PROVIDED MATERIAL:
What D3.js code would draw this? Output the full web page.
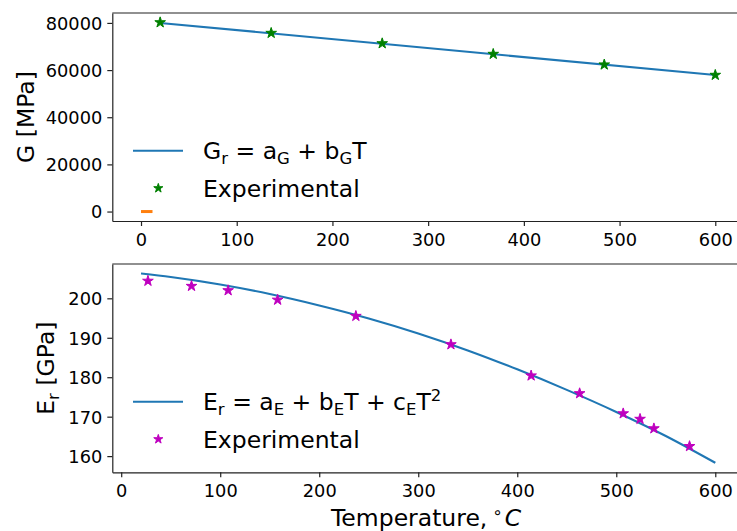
<!DOCTYPE html>
<html>
<head>
<meta charset="utf-8">
<script src="https://cdn.jsdelivr.net/npm/d3@7"></script>
<style>
  body { margin: 0; background: #fff; }
  svg { display: block; font-family: "DejaVu Sans", sans-serif; }
  .axis text { font-size: 17.8px; fill: #000; font-family: "DejaVu Sans", sans-serif; }
  .axis path, .axis line { stroke: #222; stroke-width: 1.2; }
  .label { font-size: 23.5px; fill: #000; }
</style>
</head>
<body>
<div id="chart"></div>
<script>
/* DATA */
// shear modulus, top panel
const gTemp = [20, 136, 252, 368, 484, 600];
const gExp = [80200, 75700, 71300, 66800, 62300, 57900];
const gFitTemp = [20, 600];
const gFit = [80000, 57900];
const zeroTemp = [0, 12];
const zeroVal = [0, 0];

// Young's modulus, bottom panel
const eTemp = [27, 71, 108, 158, 237, 333, 414, 463, 507, 524, 538, 574];
const eExp = [204.4, 203.1, 202.0, 199.6, 195.5, 188.3, 180.4, 175.9, 170.8, 169.4, 167.0, 162.5];
const eFitTemp = [20, 50, 100, 150, 200, 250, 300, 350, 400, 450, 500, 550, 600];
const eFit = [206.3, 205.4, 203.5, 201.1, 198.2, 194.9, 191.1, 186.8, 182.0, 176.8, 171.2, 165.1, 158.3];

const xTicks = [0, 100, 200, 300, 400, 500, 600];
const gTicks = [0, 20000, 40000, 60000, 80000];
const eTicks = [160, 170, 180, 190, 200];

/* CONSTANTS */
const width = 737, height = 531;
const blue = "#1f77b4", green = "#008000", magenta = "#bf00bf", orange = "#ff7f0e";
const top1 = { left: 112.3, right: 744, top: 13, bottom: 221 };
const bot1 = { left: 112.3, right: 744, top: 264, bottom: 472.3 };

// matplotlib-style 5% margins
function padded(values) {
  const [lo, hi] = d3.extent(values);
  const p = (hi - lo) * 0.05;
  return [lo - p, hi + p];
}

const zip = (xs, ys) => xs.map((x, i) => [x, ys[i]]);

const svg = d3.select("#chart")
  .append("svg")
  .attr("width", width)
  .attr("height", height);

const star = r => d3.symbol(d3.symbolStar, r * r / 0.8908130915292852)();

function panel(box, xDomain, yDomain, yTicks, yFormat) {
  const x = d3.scaleLinear().domain(xDomain).range([box.left, box.right]);
  const y = d3.scaleLinear().domain(yDomain).range([box.bottom, box.top]);

  svg.append("g")
    .attr("class", "axis")
    .attr("transform", `translate(0,${box.bottom})`)
    .call(d3.axisBottom(x).tickValues(xTicks).tickSize(5).tickSizeOuter(0).tickPadding(7).tickFormat(d3.format("d")));

  svg.append("g")
    .attr("class", "axis")
    .attr("transform", `translate(${box.left},0)`)
    .call(d3.axisLeft(y).tickValues(yTicks).tickSize(5).tickSizeOuter(0).tickPadding(5).tickFormat(yFormat))
    .selectAll("text").attr("dy", "0.36em");

  // top and right spines
  svg.append("line")
    .attr("x1", box.left).attr("x2", box.right)
    .attr("y1", box.top).attr("y2", box.top)
    .attr("stroke", "#222").attr("stroke-width", 1.2);
  svg.append("line")
    .attr("x1", box.right).attr("x2", box.right)
    .attr("y1", box.top).attr("y2", box.bottom)
    .attr("stroke", "#222").attr("stroke-width", 1.2);

  return { x, y };
}

/* TOP PANEL */
const gAll = gExp.concat(gFit, zeroVal);
const tAll = gTemp.concat(gFitTemp, zeroTemp);
const p1 = panel(top1, padded(tAll), padded(gAll), gTicks, d3.format("d"));

const line1 = d3.line().x(d => p1.x(d[0])).y(d => p1.y(d[1]));

svg.append("path")
  .datum(zip(zeroTemp, zeroVal))
  .attr("d", line1)
  .attr("fill", "none")
  .attr("stroke", orange)
  .attr("stroke-width", 3);

svg.append("path")
  .datum(zip(gFitTemp, gFit))
  .attr("d", line1)
  .attr("fill", "none")
  .attr("stroke", blue)
  .attr("stroke-width", 2.1);

svg.selectAll(".gstar")
  .data(zip(gTemp, gExp))
  .join("path")
  .attr("class", "gstar")
  .attr("transform", d => `translate(${p1.x(d[0])},${p1.y(d[1])})`)
  .attr("d", star(5.6))
  .attr("fill", green)
  .attr("stroke", green)
  .attr("stroke-width", 1);

/* BOTTOM PANEL */
const p2 = panel(bot1, padded(eTemp.concat(eFitTemp)), padded(eExp.concat(eFit)), eTicks, d3.format("d"));

const line2 = d3.line().x(d => p2.x(d[0])).y(d => p2.y(d[1])).curve(d3.curveMonotoneX);

svg.append("path")
  .datum(zip(eFitTemp, eFit))
  .attr("d", line2)
  .attr("fill", "none")
  .attr("stroke", blue)
  .attr("stroke-width", 2.1);

svg.selectAll(".estar")
  .data(zip(eTemp, eExp))
  .join("path")
  .attr("class", "estar")
  .attr("transform", d => `translate(${p2.x(d[0])},${p2.y(d[1])})`)
  .attr("d", star(5.6))
  .attr("fill", magenta)
  .attr("stroke", magenta)
  .attr("stroke-width", 1);

/* AXIS LABELS */
svg.append("text")
  .attr("class", "label")
  .attr("transform", `translate(34,${(top1.top + top1.bottom) / 2}) rotate(-90)`)
  .attr("text-anchor", "middle")
  .text("G [MPa]");

const eLab = svg.append("text")
  .attr("class", "label")
  .attr("transform", `translate(54,${(bot1.top + bot1.bottom) / 2}) rotate(-90)`)
  .attr("text-anchor", "middle");
eLab.append("tspan").text("E");
eLab.append("tspan").attr("font-size", "16.5px").attr("dy", 5).text("r");
eLab.append("tspan").attr("dy", -5).text(" [GPa]");

const xLab = svg.append("text")
  .attr("class", "label")
  .attr("x", 331)
  .attr("y", 525.5);
xLab.append("tspan").text("Temperature,");
xLab.append("tspan").attr("font-size", "16.5px").attr("dx", 5).attr("dy", -8).text("\u2218");
xLab.append("tspan").attr("font-style", "italic").attr("dx", 2).attr("dy", 8).text("C");

/* LEGENDS */
// pieces: [text, "n" normal | "s" subscript | "p" superscript]
const gLegend = [["G", "n"], ["r", "s"], [" = a", "n"], ["G", "s"], [" + b", "n"], ["G", "s"], ["T", "n"]];
const eLegend = [["E", "n"], ["r", "s"], [" = a", "n"], ["E", "s"], [" + b", "n"], ["E", "s"], ["T + c", "n"], ["E", "s"], ["T", "n"], ["2", "p"]];

function legend(rowY, pieces, color) {
  svg.append("line")
    .attr("x1", 133).attr("x2", 183)
    .attr("y1", rowY).attr("y2", rowY)
    .attr("stroke", blue).attr("stroke-width", 2.1);

  const t = svg.append("text")
    .attr("class", "label")
    .attr("x", 203)
    .attr("y", rowY + 8.5);
  let shift = 0;
  pieces.forEach(([s, k]) => {
    const target = k === "s" ? 5 : k === "p" ? -9 : 0;
    t.append("tspan")
      .attr("font-size", k === "n" ? null : "16.5px")
      .attr("dy", target - shift)
      .text(s);
    shift = target;
  });

  const row2 = rowY + 37.5;
  svg.append("path")
    .attr("transform", `translate(158.3,${row2})`)
    .attr("d", star(4.8))
    .attr("fill", color)
    .attr("stroke", color)
    .attr("stroke-width", 1);
  svg.append("text")
    .attr("class", "label")
    .attr("x", 203)
    .attr("y", row2 + 8.5)
    .text("Experimental");
}

legend(150.7, gLegend, green);
legend(401.7, eLegend, magenta);
</script>
</body>
</html>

TASK OBJECTIVE: Skip the pictures and restate exactly the lines from the beginning of the listing to the line with "const zeroVal = [0, 0];", that line included.

COMPLETE RESPONSE:
What D3.js code would draw this? Output the full web page.
<!DOCTYPE html>
<html>
<head>
<meta charset="utf-8">
<script src="https://cdn.jsdelivr.net/npm/d3@7"></script>
<style>
  body { margin: 0; background: #fff; }
  svg { display: block; font-family: "DejaVu Sans", sans-serif; }
  .axis text { font-size: 17.8px; fill: #000; font-family: "DejaVu Sans", sans-serif; }
  .axis path, .axis line { stroke: #222; stroke-width: 1.2; }
  .label { font-size: 23.5px; fill: #000; }
</style>
</head>
<body>
<div id="chart"></div>
<script>
/* DATA */
// shear modulus, top panel
const gTemp = [20, 136, 252, 368, 484, 600];
const gExp = [80200, 75700, 71300, 66800, 62300, 57900];
const gFitTemp = [20, 600];
const gFit = [80000, 57900];
const zeroTemp = [0, 12];
const zeroVal = [0, 0];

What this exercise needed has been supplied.